Honoring differences

God created each person on earth with a unique design, and He did this for a reason. When two people come together to be joined in marriage, they bring their unique temperaments and personalities, strengths and weaknesses, likes and dislikes, dreams and disappointments, hopes and fears, habits and feelings. They may also bring different ideas about practical matters such as money management, how to spend holidays and how to raise children. In an ideal marriage, these differences become assets, not liabilities. Handled properly, differences make teams stronger and keep life interesting.

One key to making these differences work for us and not against us is respect—looking to see what’s good about our differences, not what’s wrong about them. Another key is deferring to each other’s strengths and allowing the other person to take the lead in his or her area of giftedness. In unity, no one gets his or her way all the time. Unity means knowing when one person needs to step up and the other needs to back off. If the same person is always out front, that may indicate domination, manipulation, or control, certainly not unity.

Think about it this way: A university is one institution, but it includes multiple colleges. In the word university itself, we can see the ideas of both unity and diversity. No one expects the College of Pharmacy to be like the College of Art. In fact, the quality of the entire university depends on each college excelling in its specific area of focus. If they are all excellent and work together as parts of a whole, the university is stable and strong.

The heart of unity

In joining together as a husband and wife, God wants to blend everything about one person with everything about the other for the sake of strengthening both.

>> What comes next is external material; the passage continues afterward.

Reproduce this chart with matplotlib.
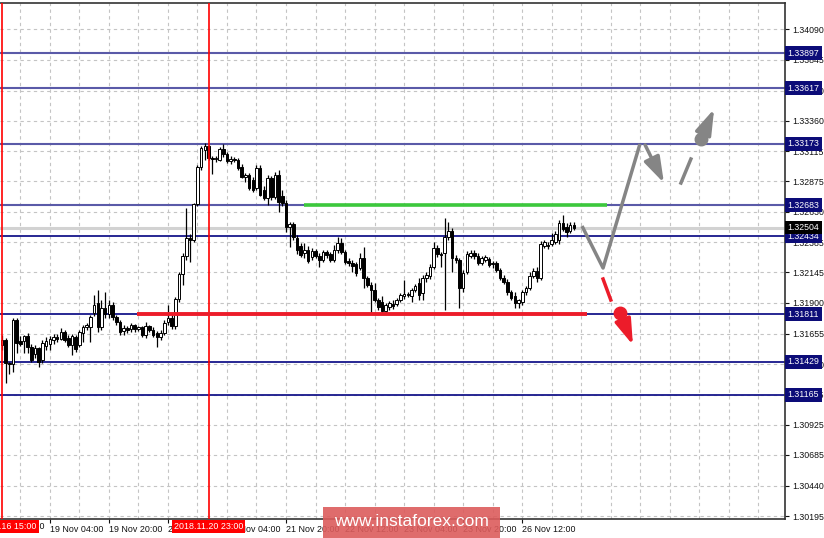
import numpy as np
import matplotlib
matplotlib.use("Agg")
import matplotlib.pyplot as plt
from matplotlib.patches import Rectangle, FancyArrowPatch
import matplotlib.transforms as mtransforms

plt.rcParams['font.family'] = ['Liberation Sans', 'DejaVu Sans']

# ---------------- data (EURUSD-like H1 candles) ----------------
opens = [1.31564, 1.31604, 1.31420, 1.31412, 1.31764, 1.31596, 1.31596, 1.31636, 1.31548, 1.31492,
         1.31540, 1.31444, 1.31556, 1.31572, 1.31604, 1.31628, 1.31612, 1.31668, 1.31620, 1.31564,
         1.31628, 1.31564, 1.31660, 1.31708, 1.31708, 1.31820, 1.31900, 1.31708, 1.31860, 1.31812,
         1.31884, 1.31788, 1.31748, 1.31676, 1.31700, 1.31692, 1.31724, 1.31692, 1.31708, 1.31644,
         1.31716, 1.31684, 1.31660, 1.31628, 1.31660, 1.31748, 1.31780, 1.31716, 1.31932, 1.32132,
         1.32276, 1.32420, 1.32404, 1.32692, 1.32988, 1.33124, 1.33156, 1.33060, 1.33052, 1.33044,
         1.33132, 1.33092, 1.33036, 1.33052, 1.33044, 1.32988, 1.32908, 1.32924, 1.32884, 1.32820,
         1.32980, 1.32804, 1.32740, 1.32900, 1.32748, 1.32924, 1.32756, 1.32700, 1.32508, 1.32532,
         1.32420, 1.32356, 1.32300, 1.32324, 1.32268, 1.32316, 1.32276, 1.32244, 1.32308, 1.32292,
         1.32244, 1.32324, 1.32380, 1.32308, 1.32236, 1.32220, 1.32212, 1.32180, 1.32260, 1.32100,
         1.32044, 1.32004, 1.31924, 1.31908, 1.31836, 1.31868, 1.31892, 1.31892, 1.31924, 1.31956,
         1.31972, 1.31956, 1.32004, 1.32060, 1.31980, 1.32100, 1.32116, 1.32188, 1.32340, 1.32292,
         1.32300, 1.32428, 1.32476, 1.32260, 1.32244, 1.32020, 1.32148, 1.32276, 1.32300, 1.32276,
         1.32220, 1.32244, 1.32252, 1.32212, 1.32220, 1.32164, 1.32100, 1.32068, 1.31988, 1.31956,
         1.31900, 1.31908, 1.31988, 1.32020, 1.32116, 1.32156, 1.32100, 1.32356, 1.32364, 1.32372,
         1.32388, 1.32404, 1.32540, 1.32508, 1.32476, 1.32524]
highs = [1.31644, 1.31620, 1.31428, 1.31780, 1.31780, 1.31636, 1.31644, 1.31660, 1.31572, 1.31564,
         1.31548, 1.31604, 1.31628, 1.31636, 1.31652, 1.31652, 1.31700, 1.31684, 1.31644, 1.31652,
         1.31644, 1.31684, 1.31724, 1.31740, 1.31804, 1.31964, 1.32004, 1.31924, 1.31988, 1.31924,
         1.31908, 1.31804, 1.31764, 1.31724, 1.31716, 1.31740, 1.31732, 1.31716, 1.31716, 1.31748,
         1.31724, 1.31708, 1.31676, 1.31684, 1.31764, 1.31884, 1.31804, 1.31948, 1.32148, 1.32300,
         1.32660, 1.32452, 1.32700, 1.33004, 1.33156, 1.33180, 1.33164, 1.33076, 1.33076, 1.33148,
         1.33172, 1.33108, 1.33076, 1.33068, 1.33060, 1.33012, 1.32940, 1.32940, 1.32908, 1.33004,
         1.33004, 1.32836, 1.32924, 1.32916, 1.32948, 1.32964, 1.32804, 1.32724, 1.32548, 1.32548,
         1.32444, 1.32380, 1.32380, 1.32356, 1.32340, 1.32332, 1.32300, 1.32324, 1.32324, 1.32308,
         1.32364, 1.32428, 1.32420, 1.32324, 1.32260, 1.32244, 1.32228, 1.32300, 1.32348, 1.32116,
         1.32068, 1.32060, 1.31940, 1.31956, 1.31900, 1.31916, 1.31924, 1.31940, 1.31980, 1.32084,
         1.31988, 1.32020, 1.32052, 1.32100, 1.32124, 1.32148, 1.32212, 1.32388, 1.32364, 1.32308,
         1.32580, 1.32548, 1.32500, 1.32284, 1.32260, 1.32164, 1.32316, 1.32324, 1.32324, 1.32300,
         1.32276, 1.32284, 1.32268, 1.32236, 1.32236, 1.32180, 1.32124, 1.32092, 1.32004, 1.31988,
         1.31932, 1.32004, 1.32036, 1.32148, 1.32180, 1.32188, 1.32396, 1.32404, 1.32388, 1.32460,
         1.32476, 1.32564, 1.32604, 1.32540, 1.32548, 1.32548]
lows = [1.31524, 1.31260, 1.31332, 1.31348, 1.31500, 1.31556, 1.31500, 1.31500, 1.31428, 1.31460,
        1.31388, 1.31420, 1.31524, 1.31524, 1.31572, 1.31588, 1.31604, 1.31588, 1.31548, 1.31484,
        1.31508, 1.31548, 1.31588, 1.31684, 1.31588, 1.31796, 1.31668, 1.31684, 1.31780, 1.31780,
        1.31764, 1.31724, 1.31644, 1.31644, 1.31660, 1.31668, 1.31668, 1.31676, 1.31628, 1.31620,
        1.31668, 1.31628, 1.31548, 1.31604, 1.31644, 1.31724, 1.31692, 1.31692, 1.31908, 1.32044,
        1.32244, 1.32228, 1.32388, 1.32676, 1.32964, 1.33044, 1.33044, 1.32932, 1.33028, 1.33036,
        1.33068, 1.33020, 1.33012, 1.33028, 1.32964, 1.32900, 1.32868, 1.32804, 1.32788, 1.32804,
        1.32756, 1.32724, 1.32684, 1.32724, 1.32732, 1.32628, 1.32676, 1.32468, 1.32348, 1.32404,
        1.32292, 1.32268, 1.32260, 1.32220, 1.32244, 1.32260, 1.32188, 1.32228, 1.32260, 1.32228,
        1.32228, 1.32300, 1.32292, 1.32212, 1.32196, 1.32148, 1.32116, 1.32164, 1.32020, 1.32028,
        1.31820, 1.31908, 1.31844, 1.31812, 1.31812, 1.31844, 1.31852, 1.31876, 1.31908, 1.31932,
        1.31948, 1.31908, 1.31988, 1.31924, 1.31924, 1.32068, 1.32092, 1.32172, 1.32268, 1.32188,
        1.31844, 1.32404, 1.32148, 1.32220, 1.31860, 1.31988, 1.32132, 1.32260, 1.32252, 1.32204,
        1.32204, 1.32228, 1.32188, 1.32180, 1.32148, 1.32084, 1.32052, 1.31964, 1.31924, 1.31860,
        1.31860, 1.31884, 1.31964, 1.32004, 1.32100, 1.32068, 1.32084, 1.32340, 1.32332, 1.32356,
        1.32372, 1.32372, 1.32476, 1.32428, 1.32460, 1.32484]
closes = [1.31604, 1.31420, 1.31412, 1.31764, 1.31580, 1.31572, 1.31636, 1.31548, 1.31444, 1.31540,
          1.31428, 1.31580, 1.31596, 1.31612, 1.31628, 1.31612, 1.31668, 1.31604, 1.31564, 1.31636,
          1.31532, 1.31668, 1.31708, 1.31724, 1.31788, 1.31884, 1.31708, 1.31860, 1.31812, 1.31884,
          1.31788, 1.31748, 1.31668, 1.31700, 1.31684, 1.31724, 1.31692, 1.31708, 1.31644, 1.31716,
          1.31684, 1.31644, 1.31628, 1.31660, 1.31740, 1.31780, 1.31716, 1.31932, 1.32132, 1.32276,
          1.32420, 1.32404, 1.32692, 1.32988, 1.33140, 1.33156, 1.33060, 1.33052, 1.33060, 1.33132,
          1.33092, 1.33036, 1.33052, 1.33044, 1.32980, 1.32908, 1.32924, 1.32820, 1.32804, 1.32980,
          1.32764, 1.32740, 1.32900, 1.32748, 1.32924, 1.32708, 1.32700, 1.32508, 1.32532, 1.32428,
          1.32324, 1.32284, 1.32324, 1.32236, 1.32316, 1.32276, 1.32244, 1.32308, 1.32284, 1.32244,
          1.32324, 1.32380, 1.32308, 1.32228, 1.32220, 1.32196, 1.32140, 1.32260, 1.32100, 1.32044,
          1.32004, 1.31924, 1.31868, 1.31836, 1.31884, 1.31900, 1.31876, 1.31924, 1.31964, 1.31972,
          1.31964, 1.32004, 1.32036, 1.31964, 1.32100, 1.32124, 1.32188, 1.32340, 1.32292, 1.32284,
          1.32428, 1.32476, 1.32260, 1.32244, 1.32020, 1.32140, 1.32292, 1.32300, 1.32276, 1.32220,
          1.32260, 1.32268, 1.32204, 1.32220, 1.32164, 1.32100, 1.32068, 1.31988, 1.31940, 1.31900,
          1.31924, 1.31988, 1.32020, 1.32116, 1.32156, 1.32100, 1.32372, 1.32388, 1.32356, 1.32404,
          1.32452, 1.32540, 1.32492, 1.32468, 1.32524, 1.32500]

xtick_bars = [13, 29, 45, 61, 77, 93, 109, 125, 141]
xtick_labels = ["19 Nov 04:00", "19 Nov 20:00", "20 Nov 12:00", "21 Nov 04:00", "21 Nov 20:00",
                "22 Nov 12:00", "23 Nov 04:00", "23 Nov 20:00", "26 Nov 12:00"]
ytick_values = [1.34090, 1.33845, 1.33600, 1.33360, 1.33115, 1.32875, 1.32630, 1.32385, 1.32145,
                1.31900, 1.31655, 1.31410, 1.31165, 1.30925, 1.30685, 1.30440, 1.30195]
upper_levels = [1.33897, 1.33617, 1.33173, 1.32683]
lower_levels = [1.32434, 1.31811, 1.31429, 1.31165]
current_price = 1.32504

green_level = 1.32683
green_span = [82, 164]
red_level = 1.31811
red_span = [36.6, 158.5]
marker_bars = [0, 56]
marker_labels = ["2018.11.16 15:00", "2018.11.20 23:00"]

# forecast sketch (bar, price)
gray_path_x = [157.2, 162.9, 172.9]
gray_path_y = [1.32516, 1.32180, 1.33172]
gray_arrow1 = [(174.3, 1.33164), (179.4, 1.32860)]
gray_dash = [(184.0, 1.32860), (186.7, 1.33052)]
gray_dot = (189.4, 1.33212)
gray_arrow2_end = (193.0, 1.33452)
red_dash = [(162.9, 1.32092), (165.0, 1.31924)]
red_dot = (167.5, 1.31820)
red_arrow_end = (171.0, 1.31564)

# ---------------- figure ----------------
W, H = 824, 538
fig = plt.figure(figsize=(W / 100, H / 100), dpi=100)
ax = fig.add_axes([0 / W, (H - 519) / H, 785 / W, 516 / H])
ax.set_xlim(-0.5, 212.2)
ax.set_ylim(1.30172, 1.34300)

# grid
for yv in ytick_values:
    ax.axhline(yv, color='#c4c4c4', lw=0.8, ls=(0, (3, 3)), zorder=0)
for xv in range(5, 212, 8):
    ax.axvline(xv, color='#c4c4c4', lw=0.8, ls=(0, (3, 3)), zorder=0)

# levels
for lv in upper_levels:
    ax.axhline(lv, color='#5a5aa8', lw=1.5, zorder=1)
for lv in lower_levels:
    ax.axhline(lv, color='#16168a', lw=1.3, zorder=1)
ax.axhline(current_price, color='#d2d2d2', lw=2.2, zorder=1)

# red vertical markers
for b in marker_bars:
    ax.axvline(b, color='#ff0000', lw=1.2, zorder=4)

# candles
o = np.array(opens); h = np.array(highs); l = np.array(lows); c = np.array(closes)
x = np.arange(len(o))
ax.vlines(x, l, h, color='black', lw=0.9, zorder=2)
bull = c >= o
bottom = np.minimum(o, c)
height = np.maximum(np.abs(c - o), 0.00003)
face = np.where(bull, 'white', 'black')
ax.bar(x, height, bottom=bottom, width=0.7, color=face, edgecolor='black', linewidth=0.7, zorder=3)

# green & red horizontal sketch lines
ax.plot(green_span, [green_level, green_level], color='#3cc83c', lw=2.6, zorder=5, solid_capstyle='butt')
ax.plot(red_span, [red_level, red_level], color='#ec1c2a', lw=2.8, zorder=5, solid_capstyle='butt')

# forecast sketch
gcol = '#858585'
rcol = '#ec1c2a'
ax.plot(gray_path_x, gray_path_y, color=gcol, lw=2.5, zorder=6, solid_capstyle='butt')
def arrow(p0, p1, col):
    a = FancyArrowPatch(p0, p1, arrowstyle='-|>,head_length=1.3,head_width=0.42',
                        mutation_scale=12, color=col, lw=2.5, shrinkA=0, shrinkB=0, zorder=6)
    ax.add_patch(a)
arrow(gray_arrow1[0], gray_arrow1[1], gcol)
ax.plot([p[0] for p in gray_dash], [p[1] for p in gray_dash], color=gcol, lw=2.5, zorder=6)
ax.plot([gray_dot[0]], [gray_dot[1]], 'o', color=gcol, ms=9, zorder=7)
arrow(gray_dot, gray_arrow2_end, gcol)
ax.plot([p[0] for p in red_dash], [p[1] for p in red_dash], color=rcol, lw=2.5, zorder=6)
ax.plot([red_dot[0]], [red_dot[1]], 'o', color=rcol, ms=9, zorder=7)
arrow(red_dot, red_arrow_end, rcol)

# axes styling
ax.spines['left'].set_visible(False)
for s in ['right', 'bottom', 'top']:
    ax.spines[s].set_color('#333333')
    ax.spines[s].set_linewidth(1.2)
ax.yaxis.tick_right()
ax.set_yticks(ytick_values)
ax.set_yticklabels([f"{v:.5f}" for v in ytick_values])
ax.tick_params(axis='y', length=3, pad=2, labelsize=6.3, colors='#111111')
ax.set_xticks(xtick_bars)
ax.set_xticklabels(xtick_labels)
ax.tick_params(axis='x', length=3, pad=1.5, labelsize=6.4, colors='#111111')
for t in ax.get_xticklabels():
    t.set_ha('left')

# price labels on right axis
ytr = mtransforms.blended_transform_factory(ax.transAxes, ax.transData)
for lv in upper_levels + lower_levels:
    ax.text(1.0035, lv, f"{lv:.5f}", transform=ytr, ha='left', va='center', fontsize=6.3,
            color='white', zorder=10, clip_on=False,
            bbox=dict(boxstyle='square,pad=0.28', fc='#0c0c78', ec='none'))
ax.text(1.0035, current_price, f"{current_price:.5f}", transform=ytr, ha='left', va='center',
        fontsize=6.3, color='white', zorder=11, clip_on=False,
        bbox=dict(boxstyle='square,pad=0.28', fc='black', ec='none'))

# red time labels
xtr = mtransforms.blended_transform_factory(ax.transData, ax.transAxes)
ax.text(-3, -0.0145, "16 Nov 12:00", transform=xtr, ha='left', va='center', fontsize=6.4,
        color='#111111', clip_on=False, zorder=9)
for b, lab in zip(marker_bars, marker_labels):
    ax.text(b, -0.0145, lab, transform=xtr, ha='center', va='center', fontsize=6.4,
            color='white', zorder=10, clip_on=False,
            bbox=dict(boxstyle='square,pad=0.25', fc='#ff0000', ec='none'))

# watermark
fig.add_artist(Rectangle((323 / W, 0), (500 - 323) / W, (538 - 507) / H,
                         transform=fig.transFigure, facecolor='#dc5c5c', alpha=0.9,
                         edgecolor='none', zorder=20))
fig.text(411 / W, 1 - 522 / H, "www.instaforex.com", ha='center', va='center',
         fontsize=12.5, color='white', zorder=21)

fig.savefig('out.png', dpi=100, facecolor='white')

The heart of unity is the blending of all these things into a unit that functions successfully in the world, blesses other people, and brings honor to God. The goal is not conformity, where two people are exactly alike, but unity, where two are free to be who they are so they can complete each other as they celebrate their differences and mingle them together for the good of the relationship.

Joining together in true unity takes humility, perseverance, and sometimes creativity. But when both spouses are willing to offer themselves completely to the marriage, let go of what may not be helpful about themselves, and embrace what is valuable in each other, great things can happen.

Our current season

The season Lisa and I find ourselves in now is an exciting one. We are praying and planning on our marriage being strong, being healthy and growing until one of us goes home to be with the Lord. Both of us are experiencing tremendous thrills with the coming of our grandchildren, and that season seems to be far too short. We are launching into a new season professionally as well.

After 22 years in full-time ministry at our home church, White’s Ferry Road Church, Lisa and I left our jobs at the church in 2012 to rejoin the family business, Duck Commander, and particularly the Robertson family’s hit television show, Duck Dynasty.

The time Lisa and I have been able to spend with my family has been a tremendous blessing to us. We travel a lot with Mom and Dad and thoroughly enjoy getting to spend so much time with them. We bought a house on the same street as Willie and Jase, and then Jep followed suit and bought one on that street, as well. For the first time since Lisa, my baby daughters, and I left our house on the river in 1989 halfway through preaching school, the four brothers are living together in the same neighborhood.

We eat a lot of meals together, work together filming the show, appear together at events around the country, and attend church together when we are home. We also fuss sometimes, get on each other’s nerves, and have to apologize and forgive each other. Both of us live in an ideal and real world with our family. We are not perfect, but we all have given our lives to a perfect Savior, which makes things work very well for us.